Unfortunately, in every single abusive relationship, the abuser is with you for the wrong reasons. They do not love their victims, even if they think they do. What they do love is to hurt others because they hate themselves so much, and sadly, nothing you can ever do will change the dynamic they want to establish.
Even though you want commitment, they keep putting it off.
I'm a believer that someone who is with you for the right reasons will want to commit to you fully — especially if you want them to commit. When this happens, a person knows they are hurting the party who wants them to commit.

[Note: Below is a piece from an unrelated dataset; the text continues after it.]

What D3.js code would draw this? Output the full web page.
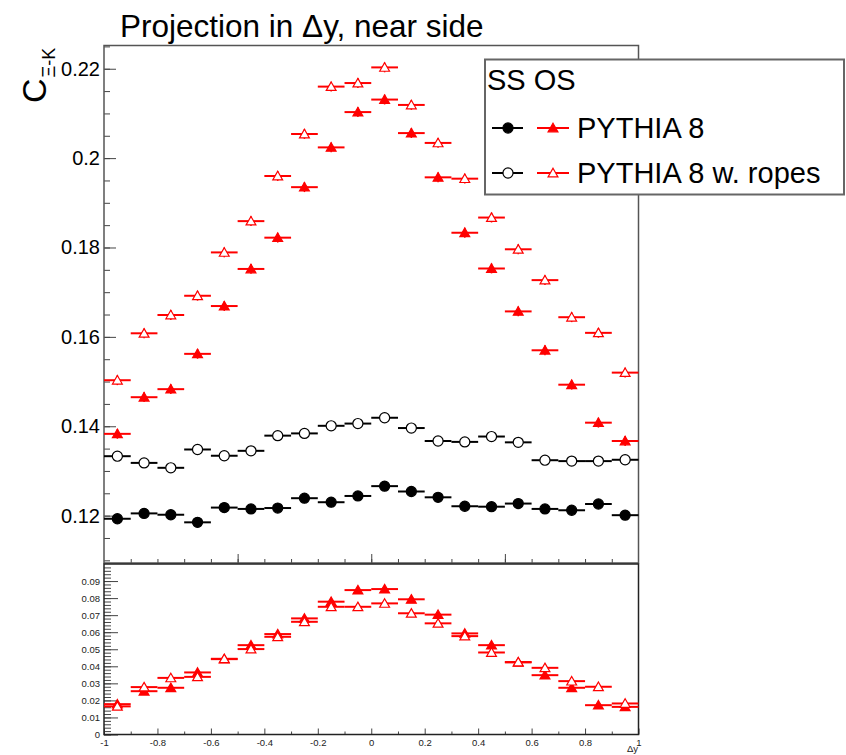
<!DOCTYPE html>
<html>
<head>
<meta charset="utf-8">
<script src="https://cdn.jsdelivr.net/npm/d3@7"></script>
<style>
  body { margin: 0; background: #fff; }
  svg { font-family: "Liberation Sans", Arial, sans-serif; }
</style>
</head>
<body>
<svg id="chart" width="846" height="755"></svg>
<script>
// bins in Δy
const binCenters = [-0.95, -0.85, -0.75, -0.65, -0.55, -0.45, -0.35, -0.25, -0.15, -0.05,
                    0.05, 0.15, 0.25, 0.35, 0.45, 0.55, 0.65, 0.75, 0.85, 0.95];
const binHalfWidth = 0.05;

// top panel: correlation values
const ssPythia = [0.1193, 0.1205, 0.1202, 0.1185, 0.1218, 0.1215, 0.1217, 0.1239, 0.1230, 0.1244,
                  0.1266, 0.1254, 0.1241, 0.1221, 0.1220, 0.1227, 0.1215, 0.1212, 0.1226, 0.1201];
const ssRopes = [0.1333, 0.1318, 0.1307, 0.1348, 0.1334, 0.1345, 0.1379, 0.1384, 0.1401, 0.1406,
                 0.1419, 0.1396, 0.1367, 0.1365, 0.1377, 0.1364, 0.1324, 0.1322, 0.1322, 0.1325];
const osPythia = [0.1383, 0.1465, 0.1483, 0.1562, 0.1669, 0.1752, 0.1822, 0.1935, 0.2024, 0.2103,
                  0.2131, 0.2056, 0.1957, 0.1833, 0.1753, 0.1657, 0.1570, 0.1493, 0.1408, 0.1367];
const osRopes = [0.1503, 0.1608, 0.1649, 0.1692, 0.1789, 0.1859, 0.1960, 0.2054, 0.2160, 0.2168,
                 0.2203, 0.2119, 0.2034, 0.1954, 0.1867, 0.1796, 0.1727, 0.1644, 0.1609, 0.1520];
const errTop = [0.0011, 0.0011, 0.0011, 0.0011, 0.0011, 0.0011, 0.0011, 0.0011, 0.0011, 0.0011,
                0.0011, 0.0011, 0.0011, 0.0011, 0.0011, 0.0011, 0.0011, 0.0011, 0.0011, 0.0011];

// bottom panel: OS - SS
const diffPythia = [0.0178, 0.0254, 0.0274, 0.0364, 0.0442, 0.0524, 0.0589, 0.0681, 0.0779, 0.0847,
                    0.0853, 0.0793, 0.0703, 0.0593, 0.0524, 0.0423, 0.0348, 0.0274, 0.0172, 0.0162];
const diffRopes = [0.0165, 0.0278, 0.0332, 0.0338, 0.0444, 0.0501, 0.0573, 0.0661, 0.0749, 0.0749,
                   0.0769, 0.0711, 0.0652, 0.0577, 0.0481, 0.0425, 0.0391, 0.0313, 0.0280, 0.0182];
const errBottom = [0.0008, 0.0008, 0.0008, 0.0008, 0.0008, 0.0008, 0.0008, 0.0008, 0.0008, 0.0008,
                   0.0008, 0.0008, 0.0008, 0.0008, 0.0008, 0.0008, 0.0008, 0.0008, 0.0008, 0.0008];

const topTicks = [0.12, 0.14, 0.16, 0.18, 0.2, 0.22];
const bottomTicks = [0, 0.01, 0.02, 0.03, 0.04, 0.05, 0.06, 0.07, 0.08, 0.09];
const xTicks = [-1, -0.8, -0.6, -0.4, -0.2, 0, 0.2, 0.4, 0.6, 0.8, 1];

const svg = d3.select("#chart");

const x = d3.scaleLinear().domain([-1, 1]).range([104, 638.5]);
const yTop = d3.scaleLinear().domain([0.1094, 0.2252]).range([563, 45.5]);
const yBot = d3.scaleLinear().domain([0, 0.1]).range([734.5, 564]);

const fmt = d => d3.format("~g")(d).replace("−", "-");

// ---------- top panel axes ----------
svg.append("g")
  .attr("transform", "translate(104,0)")
  .call(d3.axisLeft(yTop).tickValues(d3.range(0.11, 0.2251, 0.005)).tickSize(-6).tickFormat(""))
  .call(g => g.select(".domain").remove())
  .call(g => g.selectAll("line").attr("stroke", "#444"));

svg.append("g")
  .attr("transform", "translate(104,0)")
  .call(d3.axisLeft(yTop).tickValues(topTicks).tickSize(-12).tickPadding(4).tickFormat(fmt))
  .call(g => g.select(".domain").remove())
  .call(g => g.selectAll("line").attr("stroke", "#444"))
  .call(g => g.selectAll("text").attr("font-size", 20).attr("fill", "#000"));

svg.append("g")
  .attr("transform", "translate(0,563)")
  .call(d3.axisBottom(x).tickValues(d3.range(-0.9, 0.95, 0.1)).tickSize(-4).tickFormat(""))
  .call(g => g.select(".domain").remove())
  .call(g => g.selectAll("line").attr("stroke", "#444"));

svg.append("g")
  .attr("transform", "translate(0,563)")
  .call(d3.axisBottom(x).tickValues([-0.5, 0, 0.5]).tickSize(-9).tickFormat(""))
  .call(g => g.select(".domain").remove())
  .call(g => g.selectAll("line").attr("stroke", "#444"));

// top frame
svg.append("rect")
  .attr("x", x(-1)).attr("y", yTop(0.2252))
  .attr("width", x(1) - x(-1)).attr("height", yTop(0.1094) - yTop(0.2252))
  .attr("fill", "none").attr("stroke", "#555").attr("stroke-width", 1.5);

// ---------- bottom panel axes ----------
svg.append("g")
  .attr("transform", "translate(104,0)")
  .call(d3.axisLeft(yBot).tickValues(d3.range(0, 0.1, 0.002)).tickSize(-7).tickFormat(""))
  .call(g => g.select(".domain").remove())
  .call(g => g.selectAll("line").attr("stroke", "#444"));

svg.append("g")
  .attr("transform", "translate(104,0)")
  .call(d3.axisLeft(yBot).tickValues(bottomTicks).tickSize(-14).tickPadding(4).tickFormat(fmt))
  .call(g => g.select(".domain").remove())
  .call(g => g.selectAll("line").attr("stroke", "#444"))
  .call(g => g.selectAll("text").attr("font-size", 9.5).attr("fill", "#222"));

svg.append("g")
  .attr("transform", "translate(0,734.5)")
  .call(d3.axisBottom(x).tickValues(d3.range(-0.9, 0.95, 0.2)).tickSize(-3).tickFormat(""))
  .call(g => g.select(".domain").remove())
  .call(g => g.selectAll("line").attr("stroke", "#444"));

svg.append("g")
  .attr("transform", "translate(0,734.5)")
  .call(d3.axisBottom(x).tickValues(xTicks).tickSize(-6).tickPadding(5).tickFormat(fmt))
  .call(g => g.select(".domain").remove())
  .call(g => g.selectAll("line").attr("stroke", "#444"))
  .call(g => g.selectAll("text").attr("font-size", 9.5).attr("fill", "#222"));

svg.append("rect")
  .attr("x", x(-1)).attr("y", yBot(0.1))
  .attr("width", x(1) - x(-1)).attr("height", yBot(0) - yBot(0.1))
  .attr("fill", "none").attr("stroke", "#222").attr("stroke-width", 1.5);

svg.append("text")
  .attr("x", 638).attr("y", 752)
  .attr("text-anchor", "end").attr("font-size", 9.5).attr("fill", "#222")
  .text("Δy");

// ---------- markers ----------
const circle = d3.symbol().type(d3.symbolCircle).size(80);
const tri = d3.symbol().type(d3.symbolTriangle).size(42);

function drawSeries(yScale, values, errs, color, shape, filled, lw) {
  const g = svg.append("g");
  const pts = binCenters.map((c, i) => ({ c: c, v: values[i], e: errs[i] }));
  g.selectAll(".h").data(pts).join("line")
    .attr("x1", d => x(d.c - binHalfWidth)).attr("x2", d => x(d.c + binHalfWidth))
    .attr("y1", d => yScale(d.v)).attr("y2", d => yScale(d.v))
    .attr("stroke", color).attr("stroke-width", lw);
  g.selectAll(".v").data(pts).join("line")
    .attr("x1", d => x(d.c)).attr("x2", d => x(d.c))
    .attr("y1", d => yScale(d.v - d.e)).attr("y2", d => yScale(d.v + d.e))
    .attr("stroke", color).attr("stroke-width", 1.5);
  g.selectAll("path").data(pts).join("path")
    .attr("transform", d => `translate(${x(d.c)},${yScale(d.v) + (shape === tri ? 1 : 0)})`)
    .attr("d", shape)
    .attr("fill", filled ? color : "#fff")
    .attr("stroke", color).attr("stroke-width", 1.2);
}

drawSeries(yTop, ssPythia, errTop, "#000", circle, true, 2);
drawSeries(yTop, ssRopes, errTop.map(e => e * 0.5), "#000", circle, false, 2);
drawSeries(yTop, osPythia, errTop, "#ff0000", tri, true, 2);
drawSeries(yTop, osRopes, errTop, "#ff0000", tri, false, 2);

drawSeries(yBot, diffPythia, errBottom, "#ff0000", tri, true, 2);
drawSeries(yBot, diffRopes, errBottom, "#ff0000", tri, false, 2);

// ---------- title and axis title ----------
svg.append("text")
  .attr("x", 120).attr("y", 37)
  .attr("font-size", 31.5).attr("fill", "#000")
  .text("Projection in Δy, near side");

const yt = svg.append("text")
  .attr("transform", "translate(46,103) rotate(-90)")
  .attr("font-size", 34).attr("fill", "#000");
yt.append("tspan").text("C");
yt.append("tspan").attr("font-size", 18).attr("dy", 9).attr("dx", 1).text("Ξ-K");

// ---------- legend ----------
const leg = svg.append("g");
leg.append("rect")
  .attr("x", 485).attr("y", 59.5).attr("width", 359).attr("height", 135)
  .attr("fill", "#fff").attr("stroke", "#666").attr("stroke-width", 2);
leg.append("text").attr("x", 487).attr("y", 90).attr("font-size", 29).text("SS OS");

const legendRows = [
  { label: "PYTHIA 8", y: 128, filled: true },
  { label: "PYTHIA 8 w. ropes", y: 173, filled: false }
];
legendRows.forEach(r => {
  leg.append("line").attr("x1", 492).attr("x2", 523).attr("y1", r.y).attr("y2", r.y)
    .attr("stroke", "#000").attr("stroke-width", 2);
  leg.append("path").attr("transform", `translate(508,${r.y})`).attr("d", circle)
    .attr("fill", r.filled ? "#000" : "#fff").attr("stroke", "#000").attr("stroke-width", 1.2);
  leg.append("line").attr("x1", 537).attr("x2", 569).attr("y1", r.y).attr("y2", r.y)
    .attr("stroke", "#ff0000").attr("stroke-width", 2);
  leg.append("path").attr("transform", `translate(553,${r.y + 1})`).attr("d", tri)
    .attr("fill", r.filled ? "#ff0000" : "#fff").attr("stroke", "#ff0000").attr("stroke-width", 1.2);
  leg.append("text").attr("x", 577).attr("y", r.y).attr("dy", "0.36em")
    .attr("font-size", 29).text(r.label);
});
</script>
</body>
</html>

The only thing is, they don't care enough to change it.
This kind of dynamic often happens because one party likes the benefits they are getting from the relationship, but doesn't care enough to give the other party what they want.
Generally speaking, this kind of dynamic also tends to be a sign that there's an ulterior motive going on. Why wouldn't he commit, unless he just wanted to have a girlfriend to put up with him while he's finding "The One" for him?
If you were honest with yourself, the relationship definitely isn't 50-50.
Do you do all the chores, bring home the bacon, and also somehow still get flak for not having dinner on the table at the time he wants? Or, when you need a ride home, does she tell you to walk because she's busy taking a nap during the middle of the day?
A healthy relationship, especially one that is done for the right reasons, tends to be one with a fairly even give-and-take. If you find yourself doing 90 percent of the work, chances are high that he's not with you for the right reasons.
A lot of men and women out there tend to want a spouse that will do everything for them, just so they get to lounge around on another's dime. If you feel like you're doing most of the work in the relationship, it's very likely they are not with you for the right reasons.
You honestly don't think they like you or appreciate you.
When someone is with you because they genuinely like you, you will notice. You will feel accepted by them. You'll feel like you're able to relax around them and tell them anything.
If you're with someone who's dating you with ulterior motives, you'll notice because you'll often feel like you have to "sell" them on hanging out with you. Or, you might feel like you're walking on eggshells to make sure they don't leave. Or, you'll feel unappreciated.
People who are with their partners for the wrong reasons tend to treat them poorly — at least, when they are dating for the long term. Why? Because they're getting their needs met, and they now would rather be on their phone than talk to you.